Assim que Yong Ko saiu do perímetro cercado, um bando de jornalistas o cercava e ele começou a falar para as câmeras.

– Preciso dos exames da vítima o mais rápido possível. – ordenou Han Kio, afastando-se lentamente – E faça os exames toxicológicos, Sam Joo.

– Certo, chefe… – respondeu o legista. Han Kio já estava quase saindo do perímetro cercado quandoo ele deu um berro – chefe… vem aqui, por favor.

Ji Han Kio – Chefe das investigações sobre o “Psicopata da Lua Cheia”

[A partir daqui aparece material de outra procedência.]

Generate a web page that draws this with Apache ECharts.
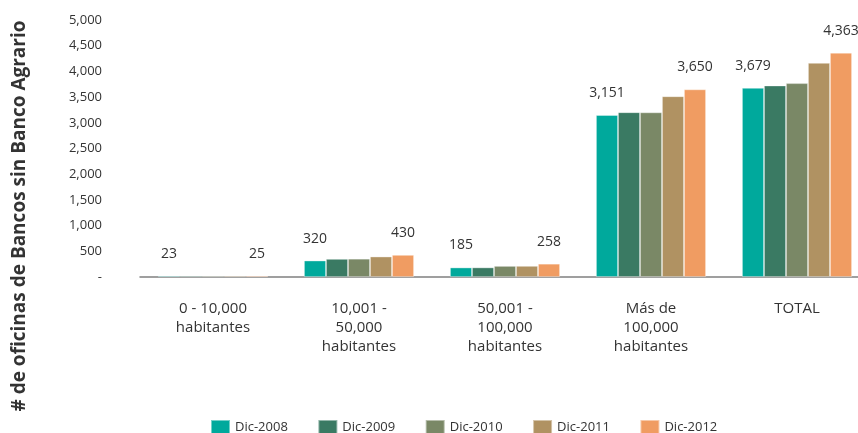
<!DOCTYPE html>
<html>
<head>
<meta charset="utf-8">
<script src="https://cdn.jsdelivr.net/npm/echarts@6/dist/echarts.min.js"></script>
<style>
  html, body { margin: 0; padding: 0; background: #fff; }
  #chart { width: 858px; height: 433px; }
</style>
</head>
<body>
<div id="chart"></div>
<script>
// categories and series values
var categories = ['0 - 10,000\nhabitantes', '10,001 -\n50,000\nhabitantes', '50,001 -\n100,000\nhabitantes', 'Más de\n100,000\nhabitantes', 'TOTAL'];
var years = ['Dic-2008', 'Dic-2009', 'Dic-2010', 'Dic-2011', 'Dic-2012'];
var dic2008 = [23, 320, 185, 3151, 3679];
var dic2009 = [24, 352, 186, 3205, 3725];
var dic2010 = [24, 355, 215, 3203, 3770];
var dic2011 = [24, 398, 216, 3516, 4165];
var dic2012 = [25, 430, 258, 3650, 4363];
var colors = ['#00a99c', '#3a7a63', '#7a8866', '#b09262', '#f09c62'];

var fontFamily = '"Open Sans", "Noto Sans", sans-serif';
var chart = echarts.init(document.getElementById('chart'));

function fmt(v) {
    return v === 0 ? '-' : v.toLocaleString('en-US');
}

// only first and last year carry value labels
function makeSeries(name, data, idx, showLabel) {
    return {
        name: name,
        type: 'bar',
        data: data,
        barWidth: 22,
        barGap: '0%',
        itemStyle: {
            color: colors[idx],
            borderColor: 'rgba(255,255,255,0.45)',
            borderWidth: 0.8
        },
        label: {
            show: showLabel,
            position: 'top',
            distance: 15,
            color: '#333',
            fontFamily: fontFamily,
            fontSize: 14,
            formatter: function (p) { return fmt(p.value); }
        }
    };
}

var option = {
    animation: false,
    grid: {
        left: 140,
        right: -12,
        top: 20,
        bottom: 156,
        containLabel: false,
        outerBoundsMode: 'none'
    },
    legend: {
        data: years,
        left: 210,
        top: 419,
        padding: 0,
        itemWidth: 19,
        itemHeight: 14,
        itemGap: 29.5,
        icon: 'rect',
        textStyle: {
            color: '#333',
            fontFamily: fontFamily,
            fontSize: 13
        }
    },
    xAxis: {
        type: 'category',
        data: categories,
        axisLine: { lineStyle: { color: '#808080', width: 1.5 } },
        axisTick: { show: false },
        axisLabel: {
            margin: 22,
            color: '#333',
            fontFamily: fontFamily,
            fontSize: 15,
            lineHeight: 19,
            interval: 0
        }
    },
    yAxis: {
        type: 'value',
        min: 0,
        max: 5000,
        interval: 500,
        axisLine: { show: false },
        axisTick: { show: false },
        splitLine: { show: false },
        axisLabel: {
            margin: 38,
            padding: [6, 0, 0, 0],
            color: '#333',
            fontFamily: fontFamily,
            fontSize: 13,
            formatter: fmt
        }
    },
    graphic: [{
        type: 'text',
        x: 20,
        y: 216,
        rotation: Math.PI / 2,
        style: {
            text: '# de oficinas de Bancos sin Banco Agrario',
            fill: '#333',
            font: 'bold 19px ' + fontFamily,
            align: 'center',
            verticalAlign: 'middle'
        }
    }],
    series: [
        makeSeries(years[0], dic2008, 0, true),
        makeSeries(years[1], dic2009, 1, false),
        makeSeries(years[2], dic2010, 2, false),
        makeSeries(years[3], dic2011, 3, false),
        makeSeries(years[4], dic2012, 4, true)
    ]
};

chart.setOption(option);
</script>
</body>
</html>
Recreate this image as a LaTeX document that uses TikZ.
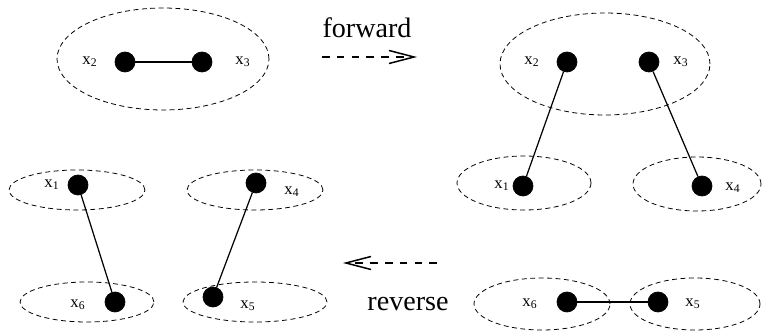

San Joo havia encontrado a cabeça da vítima em outra cova perto de onde o pé havia sido encontrado. Enquanto se aproximava, Han Kio rezava para que não fosse a cabeça de Saruto, pois aquilo iria acabar com o seu limitado descanso.

– O que foi? É a Saruto – perguntou ela, com um olho em San Joo e outro em Yong Ko que esticava o pescoço na direção de Han Kio, imaginando o que ela havia encontrado.

– Não… mas tem uma coisa dentro da boca… – disse o médico forense.

Segurando aquela cabeça decepada com uma das mãos, o legista usou uma pinça para retirar de dentro da boca entreaberta do cadaver um pequeno cartão. Depois de colocar a cabeça dentro de um pequeno container isolante, colocou o cartão em um dos plásticos para a coleta de evidências.

– Posso ver? – perguntou Han Kio que ainda tinha as luvas latéx vestidas em suas mãos.

Sob a luz da lua cheia, Han Kio analisou o belo e luxuoso cartão de apresentação.

Dois belos H’s ornamentados com duas serpentes fê-la olhar adiante, para um dos mais altos edifícios de Icheon, onde ficava o Hospital Huimang. O logotipo era igual ao do letreiro no alto do edifício. Ao virar o cartão, havia somente um nome:

lua cheia

Ao lado do nome do Dr. Jack Cho havia … lírios brancos.